= Summary statistics =

Type of statistics

Box plot of the Michelson–Morley experiment, showing several summary statistics.

In descriptive statistics, summary statistics are used to summarize a set of observations, in order to communicate the largest amount of information as simply as possible. Statisticians commonly try to describe the observations in
- a measure of location, or central tendency, such as the arithmetic mean
- a measure of statistical dispersion like the standard mean absolute deviation
- a measure of the shape of the distribution like skewness or kurtosis
- if more than one variable is measured, a measure of statistical dependence such as a correlation coefficient

A common collection of order statistics used as summary statistics are the five-number summary, sometimes extended to a seven-number summary, and the associated box plot.

Entries in an analysis of variance table can also be regarded as summary statistics.

==Examples==

===Location===

Common measures of location, or central tendency, are the arithmetic mean, median, mode, and interquartile mean.

===Spread===
Common measures of statistical dispersion are the standard deviation, variance, range, interquartile range, absolute deviation, mean absolute difference and the distance standard deviation. Measures that assess spread in comparison to the typical size of data values include the coefficient of variation.

The Gini coefficient was originally developed to measure income inequality and is equivalent to one of the L-moments.

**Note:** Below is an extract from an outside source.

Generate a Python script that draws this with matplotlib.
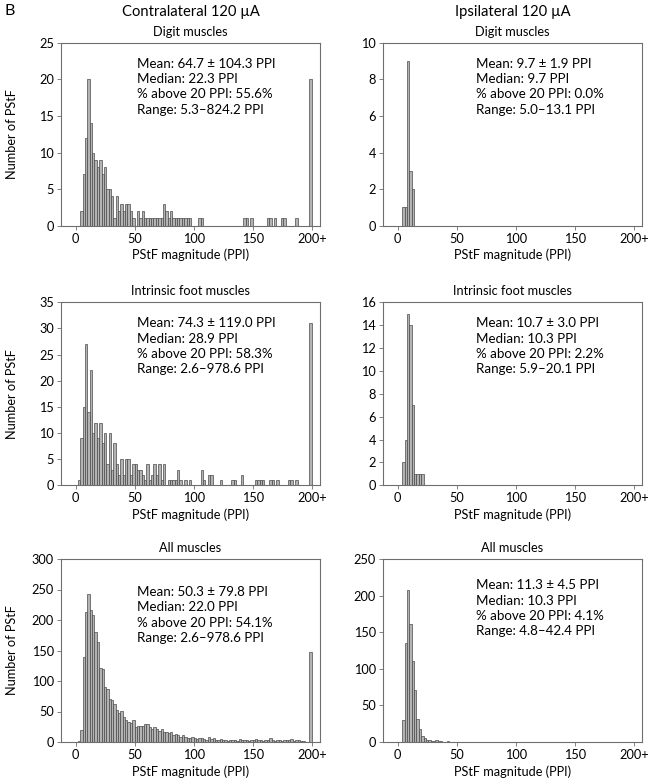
import numpy as np
import matplotlib
matplotlib.use("Agg")
import matplotlib.pyplot as plt

plt.rcParams['font.family'] = ['Lato', 'DejaVu Sans']

# ---------------- data (2-PPI bins starting at 0; overflow = "200+") ----------------
bin_width = 2
bin_starts = list(range(0, 198, 2))          # 0..196 regular bins
overflow_pos = 198                           # "200+" bar drawn in last slot

# Contralateral, digit muscles
contra_digit_counts = [0, 0, 2, 7, 12, 20, 14, 10, 9, 8,
                       9, 7, 8, 5, 5, 4, 1, 4, 2, 3,
                       2, 3, 3, 2, 1, 0, 2, 1, 2, 1,
                       1, 1, 1, 1, 1, 1, 1, 3, 2, 1,
                       2, 1, 1, 1, 1, 1, 1, 1, 1]
contra_digit_tail_bins = [104, 106, 142, 144, 148, 162, 164, 168, 174, 176, 186]
contra_digit_tail_counts = [1, 1, 1, 1, 1, 1, 1, 1, 1, 1, 1]
contra_digit_over = 20

# Ipsilateral, digit muscles
ipsi_digit_counts = [0, 0, 1, 1, 9, 3, 2]
ipsi_digit_over = 0

# Contralateral, intrinsic foot muscles
contra_foot_counts = [0, 1, 9, 15, 27, 14, 22, 10, 12, 9,
                      12, 8, 10, 4, 10, 3, 8, 4, 2, 5,
                      2, 5, 5, 2, 4, 4, 3, 3, 2, 1,
                      4, 1, 2, 4, 2, 4, 1, 4, 0, 1,
                      1, 1, 1, 3, 1, 0, 1, 0, 1]
contra_foot_tail_bins = [106, 108, 112, 114, 122, 132, 134, 140, 152, 154, 156, 158,
                         164, 166, 170, 180, 182, 186]
contra_foot_tail_counts = [3, 1, 2, 2, 1, 1, 1, 2, 1, 1, 1, 1,
                           1, 1, 1, 1, 1, 1]
contra_foot_over = 31

# Ipsilateral, intrinsic foot muscles
ipsi_foot_counts = [0, 0, 2, 4, 15, 14, 7, 1, 1, 1, 1]
ipsi_foot_over = 0

# Contralateral, all muscles
contra_all_counts = [0, 2, 20, 140, 213, 242, 217, 208, 180, 164,
                     121, 120, 90, 87, 70, 69, 63, 52, 48, 51,
                     41, 36, 33, 31, 36, 25, 27, 26, 27, 29,
                     30, 25, 22, 25, 21, 18, 21, 16, 17, 14,
                     16, 11, 13, 11, 9, 12, 9, 7, 6, 8,
                     7, 5, 6, 7, 5, 4, 9, 5, 6, 4,
                     3, 5, 3, 4, 2, 3, 4, 3, 2, 5,
                     3, 4, 3, 2, 4, 3, 5, 3, 4, 2,
                     3, 4, 6, 3, 2, 4, 3, 2, 3, 4,
                     3, 5, 2, 3, 3, 2, 1, 0, 0]
contra_all_over = 148

# Ipsilateral, all muscles
ipsi_all_counts = [0, 0, 30, 135, 207, 161, 110, 71, 32, 18,
                   8, 5, 3, 3, 2, 2, 3, 2, 1, 0, 0, 1]
ipsi_all_over = 0

x_ticks = [0, 50, 100, 150, 200]
x_tick_labels = ['0', '50', '100', '150', '200+']

col_titles = ['Contralateral 120 µA', 'Ipsilateral 120 µA']
row_titles = ['Digit muscles', 'Intrinsic foot muscles', 'All muscles']

stats = {
    (0, 0): ['Mean: 64.7 ± 104.3 PPI', 'Median: 22.3 PPI', '% above 20 PPI: 55.6%', 'Range: 5.3–824.2 PPI'],
    (0, 1): ['Mean: 9.7 ± 1.9 PPI', 'Median: 9.7 PPI', '% above 20 PPI: 0.0%', 'Range: 5.0–13.1 PPI'],
    (1, 0): ['Mean: 74.3 ± 119.0 PPI', 'Median: 28.9 PPI', '% above 20 PPI: 58.3%', 'Range: 2.6–978.6 PPI'],
    (1, 1): ['Mean: 10.7 ± 3.0 PPI', 'Median: 10.3 PPI', '% above 20 PPI: 2.2%', 'Range: 5.9–20.1 PPI'],
    (2, 0): ['Mean: 50.3 ± 79.8 PPI', 'Median: 22.0 PPI', '% above 20 PPI: 54.1%', 'Range: 2.6–978.6 PPI'],
    (2, 1): ['Mean: 11.3 ± 4.5 PPI', 'Median: 10.3 PPI', '% above 20 PPI: 4.1%', 'Range: 4.8–42.4 PPI'],
}

y_ticks = {
    (0, 0): np.arange(0, 26, 5), (0, 1): np.arange(0, 11, 2),
    (1, 0): np.arange(0, 36, 5), (1, 1): np.arange(0, 17, 2),
    (2, 0): np.arange(0, 301, 50), (2, 1): np.arange(0, 251, 50),
}


def full_counts(dense, tail_bins=(), tail_counts=()):
    arr = np.zeros(len(bin_starts))
    arr[:len(dense)] = dense
    for b, c in zip(tail_bins, tail_counts):
        arr[b // bin_width] = c
    return arr


panels = {
    (0, 0): (full_counts(contra_digit_counts, contra_digit_tail_bins, contra_digit_tail_counts), contra_digit_over),
    (0, 1): (full_counts(ipsi_digit_counts), ipsi_digit_over),
    (1, 0): (full_counts(contra_foot_counts, contra_foot_tail_bins, contra_foot_tail_counts), contra_foot_over),
    (1, 1): (full_counts(ipsi_foot_counts), ipsi_foot_over),
    (2, 0): (full_counts(contra_all_counts), contra_all_over),
    (2, 1): (full_counts(ipsi_all_counts), ipsi_all_over),
}

# ---------------- figure ----------------
W, H = 651, 781
fig = plt.figure(figsize=(W / 100, H / 100), dpi=100)

ax_left_px = [61, 383]
ax_w_px = 259
ax_top_px = [42.7, 302.3, 559.0]
ax_h_px = 183.0

FS_TICK = 9.2
FS_STAT = 9.6
FS_LAB = 9.2
FS_COL = 10.6
face = '#b3b3b3'
edge = '#4a4a4a'
spine_c = '#6e6e6e'

text_top = {(0, 0): 0.918, (0, 1): 0.918, (1, 0): 0.917, (1, 1): 0.917, (2, 0): 0.853, (2, 1): 0.888}
text_left = [0.293, 0.359]

for r in range(3):
    for c in range(2):
        l = ax_left_px[c] / W
        b = 1 - (ax_top_px[r] + ax_h_px) / H
        ax = fig.add_axes([l, b, ax_w_px / W, ax_h_px / H])
        counts, over = panels[(r, c)]
        ax.bar(bin_starts, counts, width=bin_width, align='edge',
               color=face, edgecolor=edge, linewidth=0.5)
        if over > 0:
            ax.bar([overflow_pos], [over], width=bin_width, align='edge',
                   color=face, edgecolor=edge, linewidth=0.5)
        yt = y_ticks[(r, c)]
        ax.set_ylim(0, yt[-1])
        ax.set_yticks(yt)
        ax.set_xlim(-12.3, 207)
        ax.set_xticks(x_ticks)
        ax.set_xticklabels(x_tick_labels)
        for s in ax.spines.values():
            s.set_color(spine_c)
            s.set_linewidth(0.8)
        ax.tick_params(direction='out', length=3, width=0.6, color=spine_c,
                       labelsize=FS_TICK, pad=2)
        ax.set_xlabel('PStF magnitude (PPI)', fontsize=FS_LAB, labelpad=3)
        ax.set_title(row_titles[r], fontsize=FS_LAB, pad=5)
        ax.text(text_left[c], text_top[(r, c)], '\n'.join(stats[(r, c)]),
                transform=ax.transAxes, ha='left', va='top', fontsize=FS_STAT,
                linespacing=1.33)
        if c == 0:
            yc = 1 - (ax_top_px[r] + ax_h_px / 2) / H
            fig.text(12 / W, yc, 'Number of PStF', rotation=90, ha='center',
                     va='center', fontsize=FS_LAB)

for c in range(2):
    xc = (ax_left_px[c] + ax_w_px / 2) / W
    fig.text(xc, 1 - 12 / H, col_titles[c], ha='center', va='center', fontsize=FS_COL)

fig.text(5 / W, 1 - 11 / H, 'B', ha='left', va='center', fontsize=FS_COL + 1)

fig.savefig('out.png', dpi=100)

A simple summary of a dataset is sometimes given by quoting particular order statistics as approximations to selected percentiles of a distribution.

===Shape===

Common measures of the shape of a distribution are skewness or kurtosis, while alternatives can be based on L-moments. A different measure is the distance skewness, for which a value of zero implies central symmetry.

===Dependence===

The common measure of dependence between paired random variables is the Pearson product-moment correlation coefficient, while a common alternative summary statistic is Spearman's rank correlation coefficient. A value of zero for the distance correlation implies independence.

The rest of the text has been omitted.